National Museum of the USAF
Located at the Wright-Patterson Air Force Base, 6 miles northeast of Dayton, Ohio is the National Museum of the USAF. This museum features a rare supersonic bomber, the world’s only remaining XB-70 Valkyrie! Also featured is the B-29 Bockscar (which dropped the atomic bomb on Nagasaki), sections of the Berlin Wall, and even a Bob Hope exhibit! Dating back to 1923, it’s one of America’s oldest aviation museums. Boasting a collection of over 360 aircraft and missiles, it’s also one of the largest. And the best part is…admission is free.
The Air Force Armament Museum
A no-brainer for this list, The Air Force Armament Museum is the only museum dedicated entirely to aerial weapons systems! Found in the Eglin Air Force Base, Florida, this museum has several hundred pieces of airplane weaponry including bombs, bomblets, and missiles. They also showcase a model of the fastest plane ever built – the SR-71 Blackbird. Admission is free, so this uniquely specialized museum should be set firmly in your sights.

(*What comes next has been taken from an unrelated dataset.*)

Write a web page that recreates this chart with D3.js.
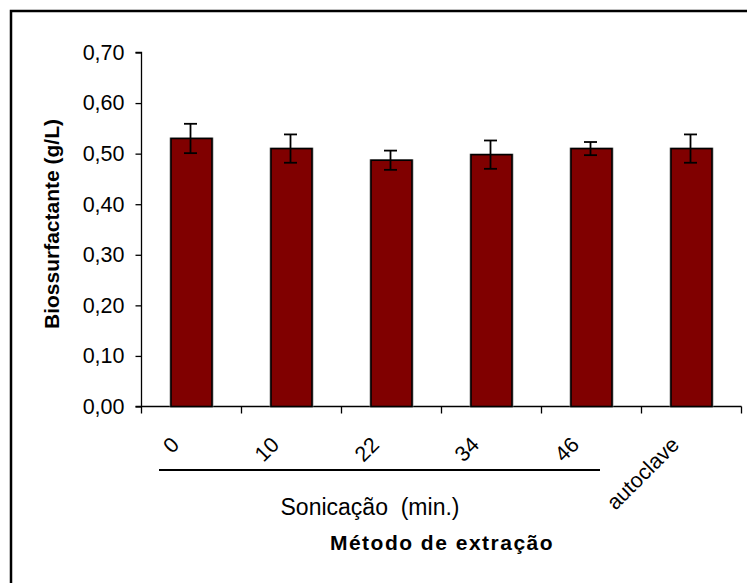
<!DOCTYPE html>
<html>
<head>
<meta charset="utf-8">
<script src="https://cdn.jsdelivr.net/npm/d3@7"></script>
<style>
  html, body { margin: 0; padding: 0; background: #fff; }
  svg { display: block; }
  text { font-family: "Liberation Sans", Arial, sans-serif; fill: #000; }
</style>
</head>
<body>
<svg id="chart" width="747" height="583"></svg>
<script>
const categories = ["0", "10", "22", "34", "46", "autoclave"];
const values = [0.530, 0.510, 0.487, 0.498, 0.510, 0.510];
const errors = [0.029, 0.028, 0.019, 0.028, 0.013, 0.028];
const yTicks = [0, 0.1, 0.2, 0.3, 0.4, 0.5, 0.6, 0.7];
const yTitle = "Biossurfactante (g/L)";
const groupLabel = "Sonicação  (min.)";
const xTitle = "Método de extração";

const svg = d3.select("#chart");

// outer frame
svg.append("rect")
  .attr("x", 11).attr("y", 11).attr("width", 800).attr("height", 700)
  .attr("fill", "none").attr("stroke", "#000").attr("stroke-width", 2.5);

const pLeft = 141.5, pRight = 741.5, pTop = 52.5, pBottom = 406.5;

const x = d3.scaleBand().domain(categories).range([pLeft, pRight])
  .paddingInner(0.59).paddingOuter(0.295);
const y = d3.scaleLinear().domain([0, 0.7]).range([pBottom, pTop]);

// y axis
const yAxis = d3.axisLeft(y).tickValues(yTicks).tickSize(6).tickPadding(11)
  .tickFormat(d => d3.format(".2f")(d).replace(".", ","));
const gy = svg.append("g").attr("transform", `translate(${pLeft},0)`).call(yAxis);
gy.select(".domain").attr("stroke", "#000").attr("stroke-width", 1.3).attr("d", `M-6,${pTop}H0V${pBottom}`);
gy.selectAll(".tick line").attr("stroke", "#000").attr("stroke-width", 1.3);
gy.selectAll(".tick text").style("font-size", "21.5px").style("font-family", "Liberation Sans, Arial, sans-serif").attr("fill", "#000");

// x axis line and ticks at category boundaries
svg.append("line").attr("x1", pLeft - 6).attr("x2", pRight)
  .attr("y1", pBottom).attr("y2", pBottom).attr("stroke", "#000").attr("stroke-width", 1.6);
const boundaries = categories.map(c => x(c) - x.step() * x.paddingOuter()).concat([pRight]);
svg.selectAll(".xtick").data(boundaries).join("line")
  .attr("x1", d => d).attr("x2", d => d)
  .attr("y1", pBottom).attr("y2", pBottom + 7)
  .attr("stroke", "#000").attr("stroke-width", 1.3);

// bars
const bars = svg.append("g");
bars.selectAll(".shadow").data(values).join("rect")
  .attr("x", (d, i) => x(categories[i]) - 1.5)
  .attr("y", d => y(d) - 1)
  .attr("width", x.bandwidth() + 3)
  .attr("height", d => pBottom - y(d) + 1)
  .attr("fill", "#a0a0a0");
bars.selectAll(".bar").data(values).join("rect")
  .attr("x", (d, i) => x(categories[i]))
  .attr("y", d => y(d))
  .attr("width", x.bandwidth())
  .attr("height", d => pBottom - y(d))
  .attr("fill", "#800000").attr("stroke", "#000").attr("stroke-width", 1.6);

// error bars
const eb = svg.append("g").attr("stroke", "#000").attr("stroke-width", 1.8);
values.forEach((v, i) => {
  const cx = x(categories[i]) + x.bandwidth() / 2 - 1;
  const y1 = y(v + errors[i]), y2 = y(v - errors[i]);
  eb.append("line").attr("x1", cx).attr("x2", cx).attr("y1", y1).attr("y2", y2);
  eb.append("line").attr("x1", cx - 6.5).attr("x2", cx + 6.5).attr("y1", y1).attr("y2", y1);
  eb.append("line").attr("x1", cx - 6.5).attr("x2", cx + 6.5).attr("y1", y2).attr("y2", y2);
});

// rotated category labels
svg.selectAll(".xlab").data(categories).join("text")
  .attr("transform", d => `translate(${x(d) + x.bandwidth() / 2 - 11},446) rotate(-45)`)
  .attr("text-anchor", "end")
  .style("font-size", "21.5px")
  .text(d => d);

// group line under sonication labels
svg.append("line").attr("x1", 159).attr("x2", 600).attr("y1", 470).attr("y2", 470)
  .attr("stroke", "#000").attr("stroke-width", 2);

svg.append("text").attr("x", 370).attr("y", 515).attr("text-anchor", "middle")
  .style("font-size", "23px").style("white-space", "pre").attr("xml:space", "preserve")
  .text(groupLabel);

svg.append("text").attr("x", 442).attr("y", 550).attr("text-anchor", "middle")
  .style("font-size", "21px").style("font-weight", "bold").style("letter-spacing", "1.5px")
  .text(xTitle);

svg.append("text").attr("transform", "translate(59,224) rotate(-90)")
  .attr("text-anchor", "middle")
  .style("font-size", "21px").style("font-weight", "bold")
  .text(yTitle);
</script>
</body>
</html>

The Pima Air & Space Museum
150 planes inside, 150 planes outside, over 80 acres of land – The Pima Air & Space Museum, in Tucson, Arizona is the largest non-government funded aviation museum in America. If you’re a fan of World War history, the museum encompasses five indoor exhibits, two of which are entirely dedicated to WWII. Another exhibit that’s sure to bring a tear to aviation nuts worldwide is the “Aircraft Boneyard,” which the museum offers an exclusive (air-conditioned) bus and tram tours through. The bone yard stretches 2,600 acres and holds the remains of more than 4,000 aircraft! Be sure not to lose the tour guide on this one. Admission prices range from between $10 and $20, but children under 5 years old get in for free!
US Army Aviation Museum
At the US Army Aviation Museum visitors can witness the evolution of America’s airpower first-hand. To illustrate this, the museum has a replica of the original Wright brothers Model B military biplane that sits next to a mighty AH-64 Apache from Operation Desert Storm. Located on Fort Rucker near Ozark, Alabama, the museum has over 160 aircraft in its collection and holds 3,000 historical items. What’s most impressive is that the museum boasts the largest museum display of helicopters in the world! Admission is free so…“get to da choppa!”

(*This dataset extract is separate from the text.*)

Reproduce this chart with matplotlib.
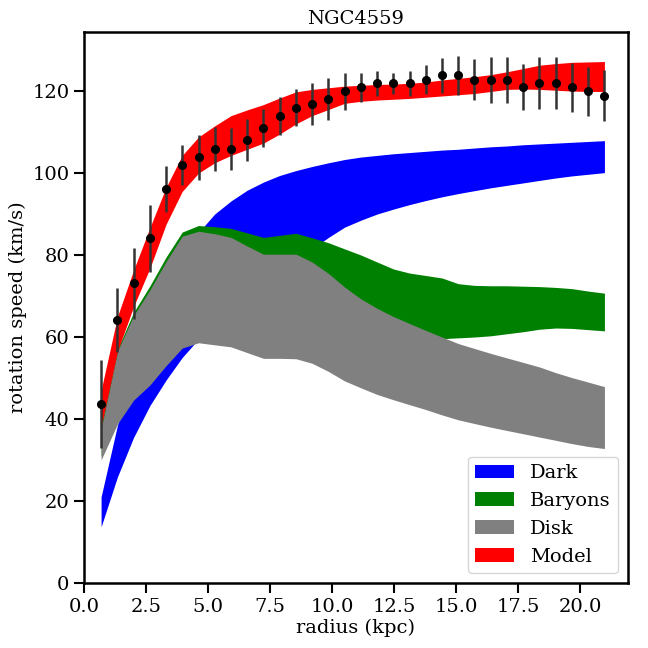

The Intrepid Sea, Air & Space Museum
Docked in the Hudson River, New York, on Manhattan’s west side floats the USS Intrepid, a retired aircraft carrier that is now home to the Intrepid Sea, Air & Space Museum. The Essex-class carrier, which is a National Historic Landmark, served in World War II–surviving kamikaze attacks and a torpedo strike! No need to worry, the Intrepid Sea, Air & Space Museum is not sinking anytime soon and reflects some of the greatest achievements in military aviation; including WWII’s Avenger torpedo bomber and the Cold War’s stealthy A-12 Blackbird. Ticket prices range between $19 and $33, but with New York’s iconic cityscape as the background, the Intrepid Sea, Air & Space museum offers an unforgettable museum experience.

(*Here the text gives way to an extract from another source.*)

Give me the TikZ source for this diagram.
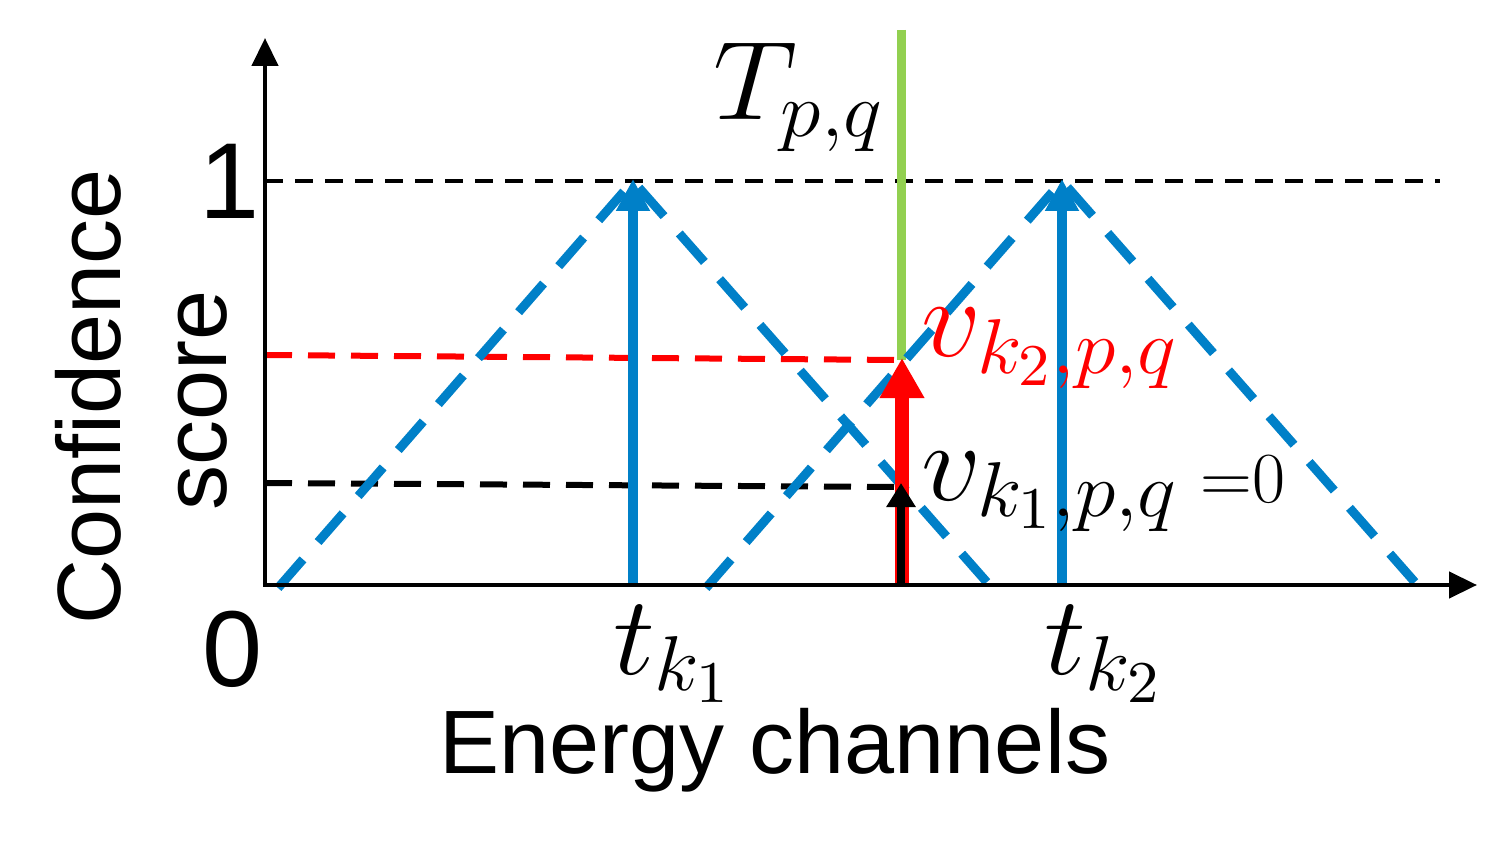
\documentclass[tikz,border=0pt]{standalone}
\usepackage[no-math]{fontspec}
\newfontfamily\arial{Liberation Sans}
\usetikzlibrary{arrows.meta}
\DeclareMathSizes{20.74}{20.74}{14.4}{10.95}
\DeclareMathSizes{17.28}{17.28}{12}{10}
\definecolor{ablue}{RGB}{0,128,200}
\definecolor{agreen}{RGB}{146,208,80}
\tikzset{
  axisline/.style={line width=2.2pt,-{Triangle[length=14pt,width=13pt]}},
  tri/.style={draw=ablue,line width=4.5pt,dash pattern=on 19pt off 11.5pt},
  peakarrow/.style={draw=ablue,line width=5pt,-{Triangle[length=16pt,width=16pt]}},
  levelline/.style={draw=black,line width=2pt,dash pattern=on 9pt off 6pt},
  reddash/.style={draw=red,line width=3pt,dash pattern=on 13.5pt off 8pt},
  blackdash/.style={draw=black,line width=3pt,dash pattern=on 13.5pt off 8pt},
  sanslabel/.style={inner sep=0pt,font=\arial\fontsize{45}{50}\selectfont},
  numlabel/.style={inner sep=0pt,font=\arial\fontsize{54}{58}\selectfont},
  mathlabel/.style={inner sep=0pt,font=\fontsize{20.74}{25}\selectfont,xscale=2.85,yscale=2.7,transform shape},
  eqlabel/.style={inner sep=0pt,font=\fontsize{17.28}{20}\selectfont,scale=2.08,transform shape},
}
\begin{document}
\begin{tikzpicture}[x=0.5pt,y=-0.5pt]
\useasboundingbox (0,0) rectangle (1505,850);
% coordinates
\coordinate (O) at (265,585);
\coordinate (ytop) at (265,38);
\coordinate (xend) at (1477,585);
\coordinate (a1) at (278,588);
\coordinate (p1) at (633,181);
\coordinate (b1) at (992,588);
\coordinate (a2) at (706,588);
\coordinate (p2) at (1062,181);
\coordinate (b2) at (1420,588);
\coordinate (t1b) at (633,585);
\coordinate (t1t) at (633,179);
\coordinate (t2b) at (1062,585);
\coordinate (t2t) at (1062,179);
\coordinate (g0) at (901,30);
\coordinate (g1) at (901,360);
\coordinate (r0) at (902,585);
\coordinate (r1) at (902,358);
\coordinate (k0) at (901,585);
\coordinate (k1) at (901,483);
\coordinate (rd0) at (265,355);
\coordinate (rd1) at (900,360);
\coordinate (bd0) at (265,483);
\coordinate (bd1) at (900,487);
\coordinate (td0) at (265,181);
\coordinate (td1) at (1440,181);
% dashed level lines
\draw[levelline] (td0) -- (td1);
\draw[reddash] (rd0) -- (rd1);
\draw[blackdash] (bd0) -- (bd1);
% green threshold
\draw[agreen,line width=4.5pt] (g0) -- (g1);
% triangles
\draw[tri] (a1) -- (p1) -- (b1);
\draw[tri] (a2) -- (p2) -- (b2);
% peak arrows
\draw[peakarrow] (t1b) -- (t1t);
\draw[peakarrow] (t2b) -- (t2t);
% red and black arrows
\draw[red,line width=7pt,-{Triangle[length=20pt,width=21pt]}] (r0) -- (r1);
\draw[black,line width=4pt,-{Triangle[length=12pt,width=14pt]}] (k0) -- (k1);
% axes
\draw[axisline] (O) -- (ytop);
\draw[axisline] ([xshift=-1.1pt]O) -- (xend);
% labels
\node[sanslabel,rotate=90] (conf) at (88,397) {Confidence};
\node[sanslabel,rotate=90] (score) at (203,400) {score};
\node[numlabel] (one) at (230,181) {1};
\node[numlabel] (zero) at (233,649) {0};
\node[sanslabel,anchor=base] (xl) at (775,773) {Energy channels};
\node[mathlabel,anchor=base west] (T) at (712,120) {$T_{p,q}$};
\node[mathlabel,anchor=base west] (tk1) at (612,674) {$t_{k_1}$};
\node[mathlabel,anchor=base west] (tk2) at (1043,674) {$t_{k_2}$};
\node[mathlabel,anchor=base west,text=red] (v2) at (920,357) {$v_{k_2,p,q}$};
\node[mathlabel,anchor=base west] (v1) at (920,500) {$v_{k_1,p,q}$};
\node[eqlabel,anchor=base west] (eq0) at (1200,502) {$\mathord{=}0$};
\end{tikzpicture}
\end{document}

The Strategic Air Command & Aerospace Museum
The SAC Aerospace Museum is a shrine to the nuclear-capable aircraft and missiles of the Cold War era and more. Located near Ashland, Nebraska along Interstate 80 southwest of Omaha, the museum is home to over 300,000 square feet of aviation history and progress. They even have a state-of-the-art, motion controlled flight simulator that will pit you against the realities of being a fighter pilot. On top of that, the museum also has aircraft restoration projects for visitors to actually take part in. That’s right; you can volunteer and help the museum restore an iconic EC-135 “Looking Glass” (the modified transport plane that operated as stand-by mobile command centers in case of nuclear war, flying for 24-hour stretches.) Aviation fanatics, for a $12 admission fee, the SAC Aerospace Museum has got you covered.